» Your task: Give every line of the data again, unchanged, but with no pictures.

» Data to use:
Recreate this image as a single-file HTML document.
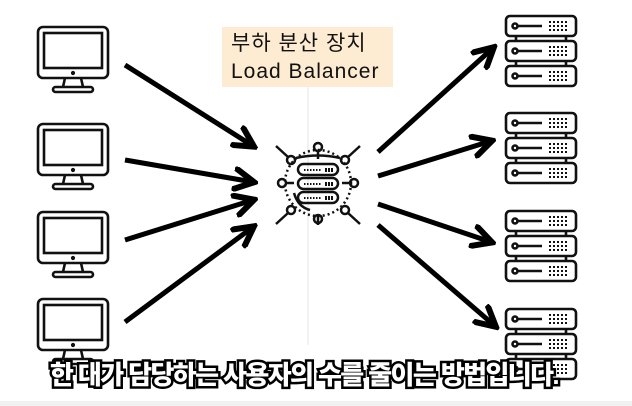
<!DOCTYPE html>
<html><head><meta charset="utf-8"><style>
html,body{margin:0;padding:0;background:#fff;}
#wrap{position:relative;width:632px;height:406px;overflow:hidden;background:#fff;}
svg{position:absolute;left:0;top:0;}
.lbl{position:absolute;left:222px;top:27px;width:171px;height:60px;background:#fdebd2;font-family:"Liberation Sans","Noto Sans CJK KR",sans-serif;font-size:21px;color:#111;line-height:28px;padding-top:3px;box-sizing:border-box;padding-left:9px;letter-spacing:1px;white-space:nowrap;}
.sub{position:absolute;left:-12px;width:632px;top:355px;text-align:center;font-family:"Liberation Sans","Noto Sans CJK KR",sans-serif;font-weight:900;font-size:26px;color:#fff;-webkit-text-stroke:5px #000;paint-order:stroke fill;letter-spacing:-1.6px;white-space:nowrap;}
.bot{position:absolute;left:0;top:401px;width:632px;height:5px;background:#f1f1f1;}
</style></head><body>
<div id="wrap">
<svg width="632" height="406" viewBox="0 0 632 406">
<defs>
<g id="mon" fill="none" stroke="#111" stroke-width="2.6">
<rect x="0" y="0" width="70" height="51" rx="5"/>
<rect x="6" y="6" width="58" height="35"/>
<circle cx="35" cy="46" r="0.8" fill="#111"/>
<path d="M27 51 L25 60 M43 51 L45 60"/>
<rect x="15" y="60" width="40" height="5" rx="2.5"/>
</g>
<g id="unit" fill="none" stroke="#111" stroke-width="2.6">
<rect x="0" y="0" width="70" height="20" rx="4"/>
<circle cx="9" cy="10" r="2.5"/><path d="M12 10 H36"/>
<path d="M43 6 H62 M43 10 H62 M43 14 H62" stroke-dasharray="2 2" stroke-width="2"/>
</g>
<g id="srv">
<use href="#unit" x="0" y="0"/>
<use href="#unit" x="0" y="25"/>
<use href="#unit" x="0" y="50"/>
<path d="M10 20 V25 M60 20 V25 M10 45 V50 M60 45 V50" stroke="#111" stroke-width="2.6"/>
</g>
<marker id="ah" viewBox="0 0 10 10" refX="8" refY="5" markerWidth="5" markerHeight="5" orient="auto"><path d="M0 0.5 L8.5 5 L0 9.5" fill="none" stroke="#000" stroke-width="2.4"/></marker>
</defs>
<line x1="308" y1="87" x2="308" y2="345" stroke="#e4e4e4" stroke-width="1"/>
<use href="#mon" x="38" y="27"/>
<use href="#mon" x="38" y="124"/>
<use href="#mon" x="38" y="212"/>
<use href="#mon" x="38" y="299"/>
<g stroke="#000" stroke-width="5" fill="none" marker-end="url(#ah)">
<line x1="125" y1="65" x2="253" y2="146"/>
<line x1="125" y1="160" x2="253" y2="182"/>
<line x1="125" y1="240" x2="253" y2="200"/>
<line x1="125" y1="322" x2="253" y2="227"/>
</g>
<g stroke="#000" stroke-width="5" fill="none" marker-end="url(#ah)">
<line x1="378" y1="152" x2="493" y2="48"/>
<line x1="378" y1="176" x2="491" y2="141"/>
<line x1="378" y1="204" x2="491" y2="242"/>
<line x1="378" y1="225" x2="495" y2="326"/>
</g>
<g fill="none" stroke="#111" stroke-width="2.5" transform="translate(318,183)">
<circle r="33" stroke-dasharray="2 3"/>
<rect x="-20" y="-19" width="40" height="11" rx="5.5"/>
<rect x="-20" y="-5" width="40" height="11" rx="5.5"/>
<rect x="-20" y="9" width="40" height="11" rx="5.5"/>
<path d="M-14 -13 H4 M-14 1 H4 M-14 15 H4" stroke-dasharray="1.5 1.5" stroke-width="2"/>
<path d="M7 -13 H15 M7 1 H15 M7 15 H15" stroke-dasharray="2 1" stroke-width="4"/>
<circle cx="0" cy="-36" r="4"/><circle cx="0" cy="36" r="4"/><circle cx="-36" cy="0" r="4"/><circle cx="36" cy="0" r="4"/>
<circle cx="-27" cy="-23" r="4"/><circle cx="27" cy="-23" r="4"/><circle cx="-27" cy="27" r="4"/><circle cx="27" cy="27" r="4"/>
<path d="M-30 -26 L-42 -37 M30 -26 L42 -37 M-30 30 L-42 41 M30 30 L42 41 M0 -32 V-24 M0 32 V42 M-32 0 H-24 M32 0 H24"/>
<path d="M-22 -25 Q0 -30 22 -25 M-24 10 Q-20 24 -8 27"/>
</g>
<use href="#srv" x="506" y="16"/>
<use href="#srv" x="506" y="113"/>
<use href="#srv" x="506" y="211"/>
<use href="#srv" x="506" y="309"/>
</svg>
<div class="lbl">부하 분산 장치<br>Load Balancer</div>
<div class="sub">한 대가 담당하는 사용자의 수를 줄이는 방법입니다.</div>
<div class="bot"></div>
</div>
</body></html>
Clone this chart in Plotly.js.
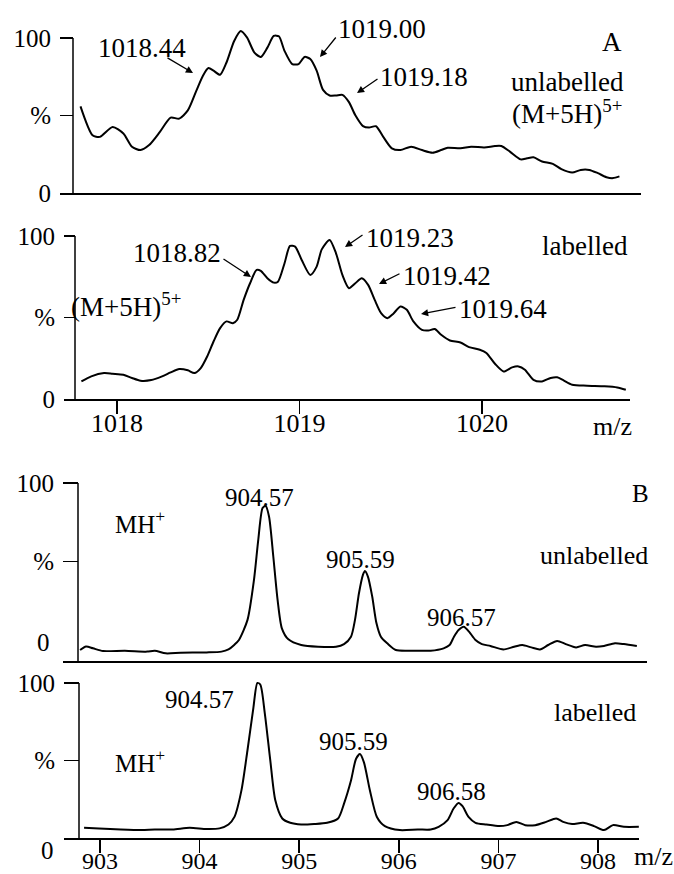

» Written reply:
Recreate this image as a single-file HTML document.
<!DOCTYPE html>
<html><head><meta charset="utf-8"><style>
html,body{margin:0;padding:0;background:#fff;}
#wrap{position:relative;width:632px;height:406px;overflow:hidden;background:#fff;}
svg{position:absolute;left:0;top:0;}
.lbl{position:absolute;left:222px;top:27px;width:171px;height:60px;background:#fdebd2;font-family:"Liberation Sans","Noto Sans CJK KR",sans-serif;font-size:21px;color:#111;line-height:28px;padding-top:3px;box-sizing:border-box;padding-left:9px;letter-spacing:1px;white-space:nowrap;}
.sub{position:absolute;left:-12px;width:632px;top:355px;text-align:center;font-family:"Liberation Sans","Noto Sans CJK KR",sans-serif;font-weight:900;font-size:26px;color:#fff;-webkit-text-stroke:5px #000;paint-order:stroke fill;letter-spacing:-1.6px;white-space:nowrap;}
.bot{position:absolute;left:0;top:401px;width:632px;height:5px;background:#f1f1f1;}
</style></head><body>
<div id="wrap">
<svg width="632" height="406" viewBox="0 0 632 406">
<defs>
<g id="mon" fill="none" stroke="#111" stroke-width="2.6">
<rect x="0" y="0" width="70" height="51" rx="5"/>
<rect x="6" y="6" width="58" height="35"/>
<circle cx="35" cy="46" r="0.8" fill="#111"/>
<path d="M27 51 L25 60 M43 51 L45 60"/>
<rect x="15" y="60" width="40" height="5" rx="2.5"/>
</g>
<g id="unit" fill="none" stroke="#111" stroke-width="2.6">
<rect x="0" y="0" width="70" height="20" rx="4"/>
<circle cx="9" cy="10" r="2.5"/><path d="M12 10 H36"/>
<path d="M43 6 H62 M43 10 H62 M43 14 H62" stroke-dasharray="2 2" stroke-width="2"/>
</g>
<g id="srv">
<use href="#unit" x="0" y="0"/>
<use href="#unit" x="0" y="25"/>
<use href="#unit" x="0" y="50"/>
<path d="M10 20 V25 M60 20 V25 M10 45 V50 M60 45 V50" stroke="#111" stroke-width="2.6"/>
</g>
<marker id="ah" viewBox="0 0 10 10" refX="8" refY="5" markerWidth="5" markerHeight="5" orient="auto"><path d="M0 0.5 L8.5 5 L0 9.5" fill="none" stroke="#000" stroke-width="2.4"/></marker>
</defs>
<line x1="308" y1="87" x2="308" y2="345" stroke="#e4e4e4" stroke-width="1"/>
<use href="#mon" x="38" y="27"/>
<use href="#mon" x="38" y="124"/>
<use href="#mon" x="38" y="212"/>
<use href="#mon" x="38" y="299"/>
<g stroke="#000" stroke-width="5" fill="none" marker-end="url(#ah)">
<line x1="125" y1="65" x2="253" y2="146"/>
<line x1="125" y1="160" x2="253" y2="182"/>
<line x1="125" y1="240" x2="253" y2="200"/>
<line x1="125" y1="322" x2="253" y2="227"/>
</g>
<g stroke="#000" stroke-width="5" fill="none" marker-end="url(#ah)">
<line x1="378" y1="152" x2="493" y2="48"/>
<line x1="378" y1="176" x2="491" y2="141"/>
<line x1="378" y1="204" x2="491" y2="242"/>
<line x1="378" y1="225" x2="495" y2="326"/>
</g>
<g fill="none" stroke="#111" stroke-width="2.5" transform="translate(318,183)">
<circle r="33" stroke-dasharray="2 3"/>
<rect x="-20" y="-19" width="40" height="11" rx="5.5"/>
<rect x="-20" y="-5" width="40" height="11" rx="5.5"/>
<rect x="-20" y="9" width="40" height="11" rx="5.5"/>
<path d="M-14 -13 H4 M-14 1 H4 M-14 15 H4" stroke-dasharray="1.5 1.5" stroke-width="2"/>
<path d="M7 -13 H15 M7 1 H15 M7 15 H15" stroke-dasharray="2 1" stroke-width="4"/>
<circle cx="0" cy="-36" r="4"/><circle cx="0" cy="36" r="4"/><circle cx="-36" cy="0" r="4"/><circle cx="36" cy="0" r="4"/>
<circle cx="-27" cy="-23" r="4"/><circle cx="27" cy="-23" r="4"/><circle cx="-27" cy="27" r="4"/><circle cx="27" cy="27" r="4"/>
<path d="M-30 -26 L-42 -37 M30 -26 L42 -37 M-30 30 L-42 41 M30 30 L42 41 M0 -32 V-24 M0 32 V42 M-32 0 H-24 M32 0 H24"/>
<path d="M-22 -25 Q0 -30 22 -25 M-24 10 Q-20 24 -8 27"/>
</g>
<use href="#srv" x="506" y="16"/>
<use href="#srv" x="506" y="113"/>
<use href="#srv" x="506" y="211"/>
<use href="#srv" x="506" y="309"/>
</svg>
<div class="lbl">부하 분산 장치<br>Load Balancer</div>
<div class="sub">한 대가 담당하는 사용자의 수를 줄이는 방법입니다.</div>
<div class="bot"></div>
</div>
</body></html>
Clone this chart in Plotly.js.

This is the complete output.